Predecessor
The hard one. Pair-based construction.
We have SUCC, which adds one application of f. We have ISZERO, which detects whether f was applied at all. The natural next question: can we go backward? Can we take a Church numeral and peel off one application of f? This turns out to be the hardest problem we have encountered so far -- and the difficulty reveals something fundamental about what Church numerals are.
Why PRED Is Hard
A Church numeral n is λf.λx. followed by n applications of f:
- TWO =
λf.λx.f (f x)-- applies f twice - THREE =
λf.λx.f (f (f x))-- applies f three times
SUCC wraps one more f around the outside: easy. PRED needs to remove one f from the inside: hard.
Why is removal hard? Because a Church numeral applies f forward from x. Once f has been applied, there is no built-in way to undo it. You cannot "unapply" a function -- lambda calculus has no inverse operation. SUCC adds a layer on the outside, but PRED cannot simply strip one off, because the applications are nested inward.
The PRED Problem
Here is the problem stated precisely:
A Church numeral n, given f and x, produces f^n(x) -- the result
of applying f to x exactly n times.
What we want: given n, produce a new numeral that applies f exactly n - 1 times.
What we have: no way to "unapply" f. Once f has been applied, the result is just a value -- we cannot extract the input that produced it.
What we cannot do: run the numeral for n steps and somehow stop one step early. A Church numeral does not expose its iteration count as a number we can inspect. It just runs f all n times and hands back the result.
We need a different strategy entirely.
The Pair Trick
We cannot unapply f. We cannot stop one step early. But we can remember where we were one step ago.
The idea: instead of applying f directly, iterate a different operation that maintains a pair of values -- the previous result and the current result. At each step, shift the pair forward:
- Start: (previous, current)
- After one shift: (current, next)
After n shifts, the "previous" slot holds the value from step n-1. Extract it, and you have the predecessor.
This is the key insight behind PRED: use pairs to create a memory of the previous step, because Church numerals do not provide one natively.
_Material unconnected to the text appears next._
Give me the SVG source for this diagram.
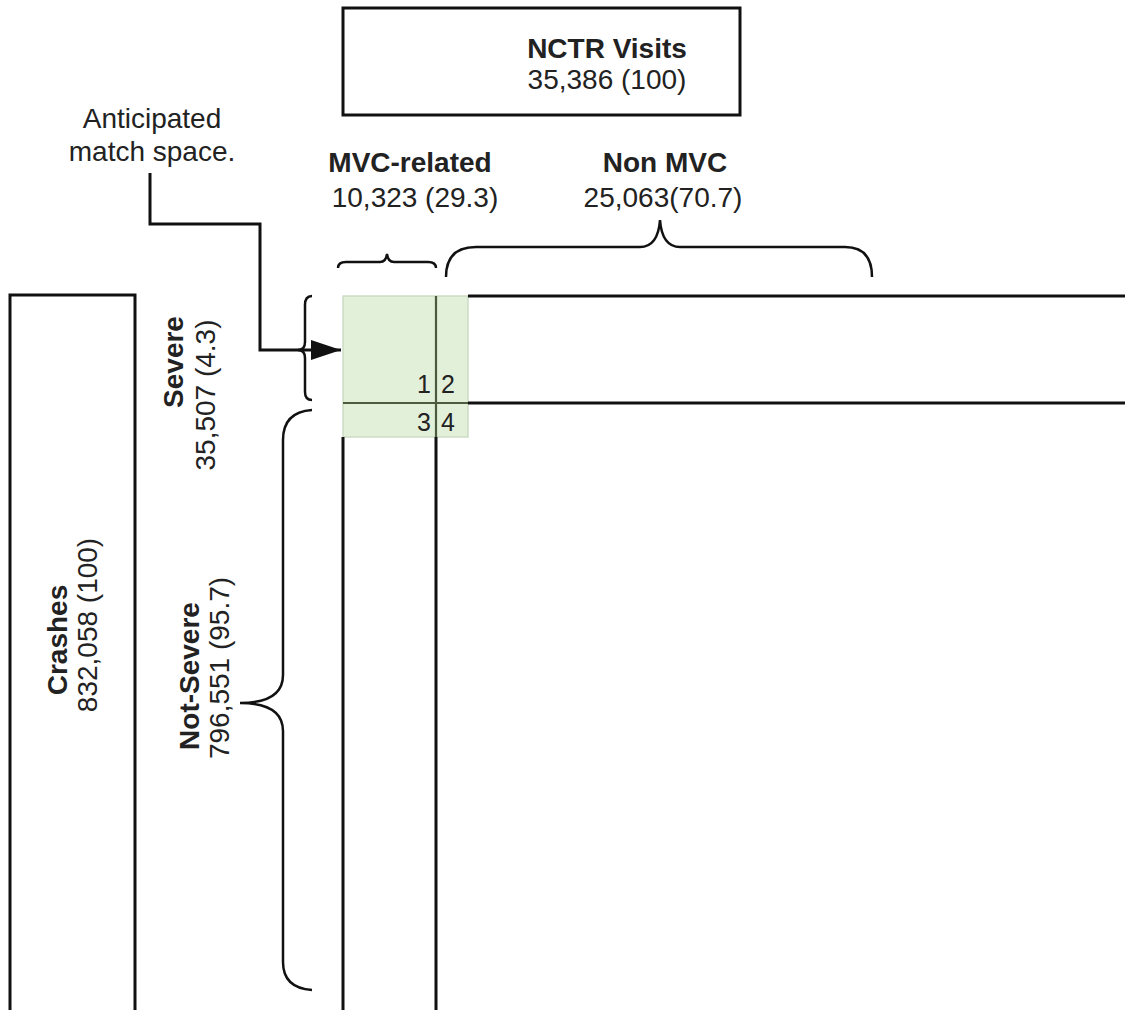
<svg xmlns="http://www.w3.org/2000/svg" width="1125" height="1010" viewBox="0 0 1125 1010">
<style>
.t{font-family:"Liberation Sans",Arial,sans-serif;font-size:28px;fill:#222}
.b{font-weight:bold}
.ln{stroke:#111;stroke-width:3;fill:none}
.br{stroke:#111;stroke-width:2.5;fill:none}
.gl{stroke:#4d5a3d;stroke-width:2.2;fill:none}
.num{font-family:"Liberation Sans",Arial,sans-serif;font-size:25px;fill:#222}
</style>
<defs>
<marker id="ah" markerWidth="30" markerHeight="20" refX="30" refY="10" orient="auto" markerUnits="userSpaceOnUse" viewBox="0 0 30 20">
<polygon points="0,0 30,10 0,20" fill="#111"/>
</marker>
</defs>
<rect width="1125" height="1010" fill="#fff"/>
<g id="nctr">
<rect x="343" y="8" width="397" height="107" class="ln"/>
<text x="607" y="58" text-anchor="middle" class="t b">NCTR Visits</text>
<text x="607" y="89" text-anchor="middle" class="t">35,386 (100)</text>
</g>
<g id="crashes">
<path d="M10,1012 V295 H135 V1012" class="ln"/>
<text transform="translate(67,640) rotate(-90)" text-anchor="middle" class="t b">Crashes</text>
<text transform="translate(97,625) rotate(-90)" text-anchor="middle" class="t">832,058 (100)</text>
</g>
<g id="anticipated">
<text x="152" y="128" text-anchor="middle" class="t">Anticipated</text>
<text x="152" y="161" text-anchor="middle" class="t">match space.</text>
</g>
<g id="mvc">
<text x="410" y="172" text-anchor="middle" class="t b">MVC-related</text>
<text x="415" y="207" text-anchor="middle" class="t">10,323 (29.3)</text>
</g>
<g id="nonmvc">
<text x="665" y="172" text-anchor="middle" class="t b">Non MVC</text>
<text x="663" y="207" text-anchor="middle" class="t">25,063(70.7)</text>
</g>
<g id="severe">
<text transform="translate(183,362) rotate(-90)" text-anchor="middle" class="t b">Severe</text>
<text transform="translate(215,395) rotate(-90)" text-anchor="middle" class="t">35,507 (4.3)</text>
</g>
<g id="notsevere">
<text transform="translate(199,676) rotate(-90)" text-anchor="middle" class="t b">Not-Severe</text>
<text transform="translate(229,668) rotate(-90)" text-anchor="middle" class="t">796,551 (95.7)</text>
</g>
<g id="matrix">
<rect x="343" y="296" width="125" height="141" fill="#e2efd9" stroke="#cddcc4" stroke-width="1.5"/>
<line x1="436" y1="296" x2="436" y2="437" class="gl"/>
<line x1="343" y1="403" x2="468" y2="403" class="gl"/>
<line x1="468" y1="296" x2="1125" y2="296" class="ln"/>
<line x1="468" y1="403" x2="1125" y2="403" class="ln"/>
<line x1="343" y1="437" x2="343" y2="1012" class="ln"/>
<line x1="436" y1="437" x2="436" y2="1012" class="ln"/>
<text x="431" y="393" text-anchor="end" class="num">1</text>
<text x="441" y="393" class="num">2</text>
<text x="431" y="431" text-anchor="end" class="num">3</text>
<text x="441" y="431" class="num">4</text>
</g>
<g id="connectors">
<path d="M150,173 V224 H260 V350 H341" class="ln" marker-end="url(#ah)"/>
<path d="M338,268 Q338,262 346,262 H380 Q386,262 387,254 Q388,262 394,262 H428 Q436,262 436,268" class="br"/>
<path d="M446,277 Q446,247 476,247 H640 Q658,247 660,220 Q662,247 680,247 H845 Q872,247 872,277" class="br"/>
<path d="M312,296 Q305,296 305,305 V342 Q305,350 298,350 Q305,350 305,358 V392 Q305,400 312,400" class="br"/>
<path d="M312,410 Q283,412 283,440 V675 Q283,703 240,703 Q283,703 283,731 V962 Q283,988 312,990" class="br"/>
</g>
</svg>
(We use "pair" here as an informal concept — two values bundled together. The formal lambda calculus encoding of pairs comes in a later topic. For now, the strategy is what matters.)
Shifting Pairs
Here is the pair-shifting strategy in action. Define a "shift" operation on pairs:
shift: (a, b) becomes (b, b+1)
The previous value is discarded, the current value moves to the "previous" slot, and a new "current" is produced by adding one.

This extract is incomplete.